WRITTEN PROBLEM: Set down, exactly as written, the lines from the top of the data to the line that holds "const refLineY = [1.0, 1.0];", and omit the pictures.

GIVEN MATERIAL:
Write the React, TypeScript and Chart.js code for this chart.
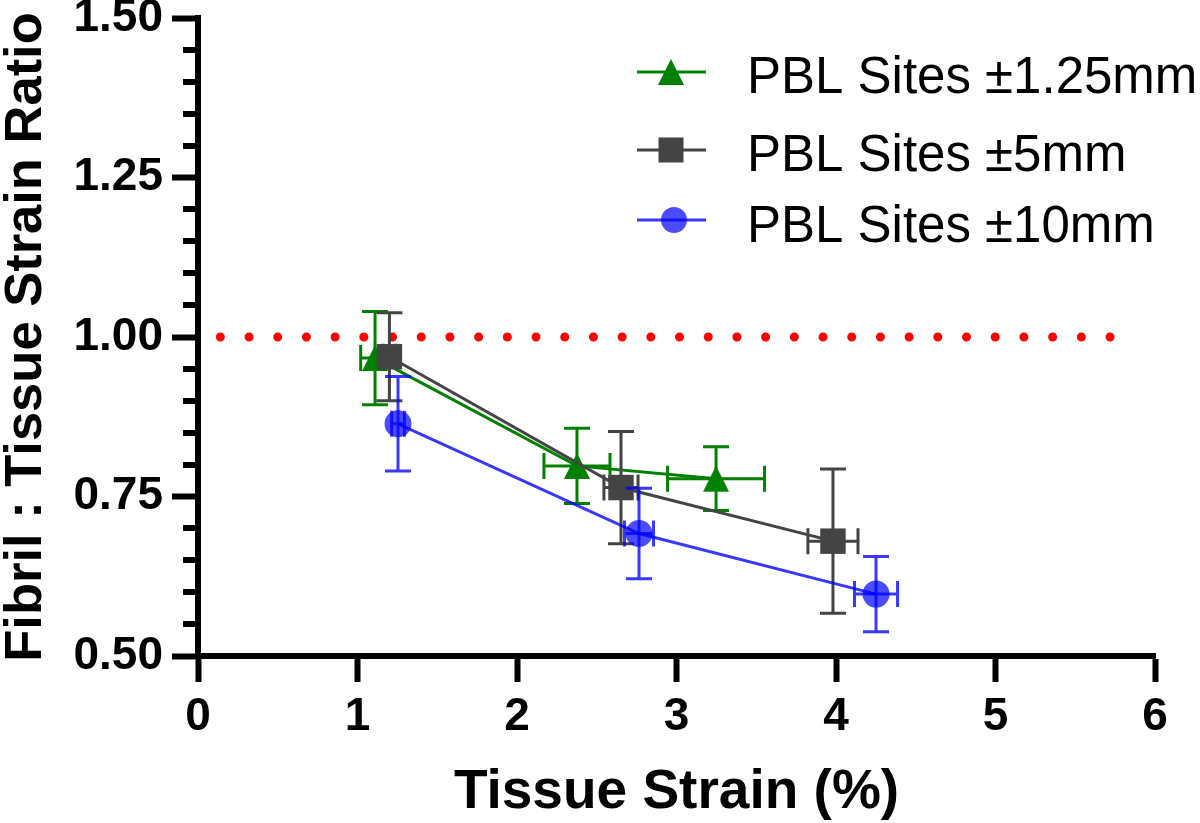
import React, { useEffect, useRef } from "react";
import { Chart, registerables } from "chart.js";

Chart.register(...registerables);

// ---- data ----
const greenX = [1.11, 2.376, 3.248];
const greenY = [0.967, 0.798, 0.778];
const greenXErr = [0.09, 0.207, 0.304];
const greenYErr = [0.073, 0.059, 0.05];

const grayX = [1.2, 2.652, 3.981];
const grayY = [0.969, 0.764, 0.68];
const grayXErr = [0.04, 0.107, 0.157];
const grayYErr = [0.069, 0.088, 0.113];

const blueX = [1.254, 2.765, 4.251];
const blueY = [0.864, 0.692, 0.597];
const blueXErr = [0.04, 0.091, 0.135];
const blueYErr = [0.074, 0.071, 0.059];

const refLineX = [0.14, 5.72];
const refLineY = [1.0, 1.0];

const seriesLabels = ["PBL Sites \u00b11.25mm", "PBL Sites \u00b15mm", "PBL Sites \u00b110mm"];
const xTitle = "Tissue Strain (%)";
const yTitle = "Fibril : Tissue Strain Ratio";

const GREEN = "#008000";
const GRAY = "#444444";
const BLUE = "rgba(0,0,255,0.78)";
const BLUE_FILL = "rgba(0,0,255,0.7)";
const FONT = "'Liberation Sans', Arial, Helvetica, sans-serif";

function makeTriangle(color: string, size: number) {
  const c = document.createElement("canvas");
  c.width = size + 2;
  c.height = size + 2;
  const ctx = c.getContext("2d")!;
  ctx.fillStyle = color;
  ctx.beginPath();
  ctx.moveTo(1, size + 1);
  ctx.lineTo(size + 1, size + 1);
  ctx.lineTo(size / 2 + 1, 1);
  ctx.closePath();
  ctx.fill();
  return c;
}

const errorBarData: Record<number, { xe: number[]; ye: number[]; color: string }> = {
  1: { xe: greenXErr, ye: greenYErr, color: GREEN },
  2: { xe: grayXErr, ye: grayYErr, color: GRAY },
  3: { xe: blueXErr, ye: blueYErr, color: BLUE },
};

const errorBarPlugin = {
  id: "errorBars",
  beforeDatasetDraw(chart: any, args: any) {
    const info = errorBarData[args.index];
    if (!info) return;
    const ds = chart.data.datasets[args.index];
    const xs = chart.scales.x;
    const ys = chart.scales.y;
    const ctx = chart.ctx;
    const cap = 13;
    ctx.save();
    ctx.strokeStyle = info.color;
    ctx.lineWidth = 3;
    ds.data.forEach((p: any, i: number) => {
      const px = xs.getPixelForValue(p.x);
      const py = ys.getPixelForValue(p.y);
      const yTop = ys.getPixelForValue(p.y + info.ye[i]);
      const yBot = ys.getPixelForValue(p.y - info.ye[i]);
      const xL = xs.getPixelForValue(p.x - info.xe[i]);
      const xR = xs.getPixelForValue(p.x + info.xe[i]);
      ctx.beginPath();
      ctx.moveTo(px, yTop);
      ctx.lineTo(px, yBot);
      ctx.moveTo(px - cap, yTop);
      ctx.lineTo(px + cap, yTop);
      ctx.moveTo(px - cap, yBot);
      ctx.lineTo(px + cap, yBot);
      ctx.moveTo(xL, py);
      ctx.lineTo(xR, py);
      ctx.moveTo(xL, py - cap);
      ctx.lineTo(xL, py + cap);
      ctx.moveTo(xR, py - cap);
      ctx.lineTo(xR, py + cap);
      ctx.stroke();
    });
    ctx.restore();
  },
};

const minorTickPlugin = {
  id: "minorTicks",
  afterDraw(chart: any) {
    const ys = chart.scales.y;
    const ctx = chart.ctx;
    const x0 = chart.chartArea.left;
    ctx.save();
    ctx.strokeStyle = "#000";
    ctx.lineWidth = 6;
    for (let k = 11; k < 30; k++) {
      if (k % 5 === 0) continue;
      const v = k * 0.05;
      const py = Math.round(ys.getPixelForValue(v));
      ctx.beginPath();
      ctx.moveTo(x0, py);
      ctx.lineTo(x0 - 15, py);
      ctx.stroke();
    }
    ctx.restore();
  },
};

const legendPlugin = {
  id: "customLegend",
  afterDraw(chart: any) {
    const ctx = chart.ctx;
    const rows = [
      { y: 72, base: 93, color: GREEN, marker: "tri" },
      { y: 150, base: 171, color: GRAY, marker: "rect" },
      { y: 220, base: 242, color: BLUE, marker: "circle" },
    ];
    ctx.save();
    rows.forEach((r, i) => {
      ctx.strokeStyle = r.color;
      ctx.lineWidth = 3;
      ctx.beginPath();
      ctx.moveTo(637, r.y);
      ctx.lineTo(706, r.y);
      ctx.stroke();
      const cx = 671;
      if (r.marker === "tri") {
        ctx.fillStyle = GREEN;
        ctx.beginPath();
        ctx.moveTo(cx - 13, r.y + 13);
        ctx.lineTo(cx + 13, r.y + 13);
        ctx.lineTo(cx, r.y - 13);
        ctx.closePath();
        ctx.fill();
      } else if (r.marker === "rect") {
        ctx.fillStyle = GRAY;
        ctx.fillRect(cx - 12.5, r.y - 12.5, 25, 25);
      } else {
        ctx.fillStyle = BLUE_FILL;
        ctx.beginPath();
        ctx.arc(cx + 3, r.y, 13, 0, Math.PI * 2);
        ctx.fill();
      }
      ctx.fillStyle = "#000";
      ctx.font = `51px ${FONT}`;
      ctx.textAlign = "left";
      ctx.textBaseline = "alphabetic";
      ctx.fillText(seriesLabels[i], 747, r.base);
    });
    ctx.restore();
  },
};

function toPoints(xs: number[], ys: number[]) {
  return xs.map((x, i) => ({ x, y: ys[i] }));
}

export default function App() {
  const canvasRef = useRef<HTMLCanvasElement | null>(null);

  useEffect(() => {
    document.body.style.margin = "0";
    const canvas = canvasRef.current!;
    const triangle = makeTriangle(GREEN, 26);
    const chart = new Chart(canvas, {
      type: "scatter",
      data: {
        datasets: [
          {
            label: "ref",
            data: toPoints(refLineX, refLineY),
            showLine: true,
            borderColor: "#ff0000",
            borderWidth: 9,
            borderDash: [0, 28.7],
            borderCapStyle: "round",
            pointRadius: 0,
            order: 4,
          },
          {
            label: seriesLabels[0],
            data: toPoints(greenX, greenY),
            showLine: true,
            borderColor: GREEN,
            borderWidth: 3,
            pointStyle: triangle as any,
            pointRadius: 14,
            backgroundColor: GREEN,
            order: 3,
          },
          {
            label: seriesLabels[1],
            data: toPoints(grayX, grayY),
            showLine: true,
            borderColor: GRAY,
            borderWidth: 3,
            pointStyle: "rect",
            pointRadius: 18,
            pointBorderWidth: 0,
            backgroundColor: GRAY,
            order: 2,
          },
          {
            label: seriesLabels[2],
            data: toPoints(blueX, blueY),
            showLine: true,
            borderColor: BLUE,
            borderWidth: 3,
            pointStyle: "circle",
            pointRadius: 13.5,
            pointBorderWidth: 0,
            backgroundColor: BLUE_FILL,
            order: 1,
          },
        ],
      } as any,
      options: {
        responsive: false,
        animation: false,
        devicePixelRatio: 1,
        layout: { padding: { left: 0, top: 16, right: 45, bottom: 0 } },
        plugins: {
          legend: { display: false },
          tooltip: { enabled: false },
        },
        scales: {
          x: {
            type: "linear",
            min: 0,
            max: 6,
            afterFit(scale: any) {
              scale.height = 167;
              scale.paddingLeft = 0;
              scale.paddingRight = 0;
            },
            border: { display: true, color: "#000", width: 6 },
            grid: {
              drawOnChartArea: false,
              drawTicks: true,
              tickLength: 26,
              tickWidth: 6,
              tickColor: "#000",
            },
            ticks: {
              stepSize: 1,
              padding: 12,
              color: "#000",
              font: { family: FONT, size: 46, weight: "bold", lineHeight: 1 },
              callback: (v: any) => String(v),
            },
            title: {
              display: true,
              text: xTitle,
              color: "#000",
              padding: { top: 0, bottom: 3 },
              font: { family: FONT, size: 55, weight: "bold", lineHeight: 1 },
            },
          },
          y: {
            type: "linear",
            min: 0.5,
            max: 1.5,
            afterFit(scale: any) {
              scale.width = 198;
              scale.paddingTop = 0;
              scale.paddingBottom = 0;
            },
            border: { display: true, color: "#000", width: 6 },
            grid: {
              drawOnChartArea: false,
              drawTicks: true,
              tickLength: 26,
              tickWidth: 6,
              tickColor: "#000",
            },
            ticks: {
              stepSize: 0.25,
              padding: 9,
              color: "#000",
              font: { family: FONT, size: 46, weight: "bold", lineHeight: 1 },
              callback: (v: any) => Number(v).toFixed(2),
            },
            title: {
              display: true,
              text: yTitle,
              color: "#000",
              padding: { top: 0, bottom: 0 },
              font: { family: FONT, size: 52.5, weight: "bold", lineHeight: 1 },
            },
          },
        },
      } as any,
      plugins: [errorBarPlugin, minorTickPlugin, legendPlugin],
    });
    return () => chart.destroy();
  }, []);

  return (
    <div style={{ width: 1200, height: 823 }}>
      <canvas ref={canvasRef} width={1200} height={823} />
    </div>
  );
}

ANSWER TO THE EXERCISE:
Write the React, TypeScript and Chart.js code for this chart.
import React, { useEffect, useRef } from "react";
import { Chart, registerables } from "chart.js";

Chart.register(...registerables);

// ---- data ----
const greenX = [1.11, 2.376, 3.248];
const greenY = [0.967, 0.798, 0.778];
const greenXErr = [0.09, 0.207, 0.304];
const greenYErr = [0.073, 0.059, 0.05];

const grayX = [1.2, 2.652, 3.981];
const grayY = [0.969, 0.764, 0.68];
const grayXErr = [0.04, 0.107, 0.157];
const grayYErr = [0.069, 0.088, 0.113];

const blueX = [1.254, 2.765, 4.251];
const blueY = [0.864, 0.692, 0.597];
const blueXErr = [0.04, 0.091, 0.135];
const blueYErr = [0.074, 0.071, 0.059];

const refLineX = [0.14, 5.72];
const refLineY = [1.0, 1.0];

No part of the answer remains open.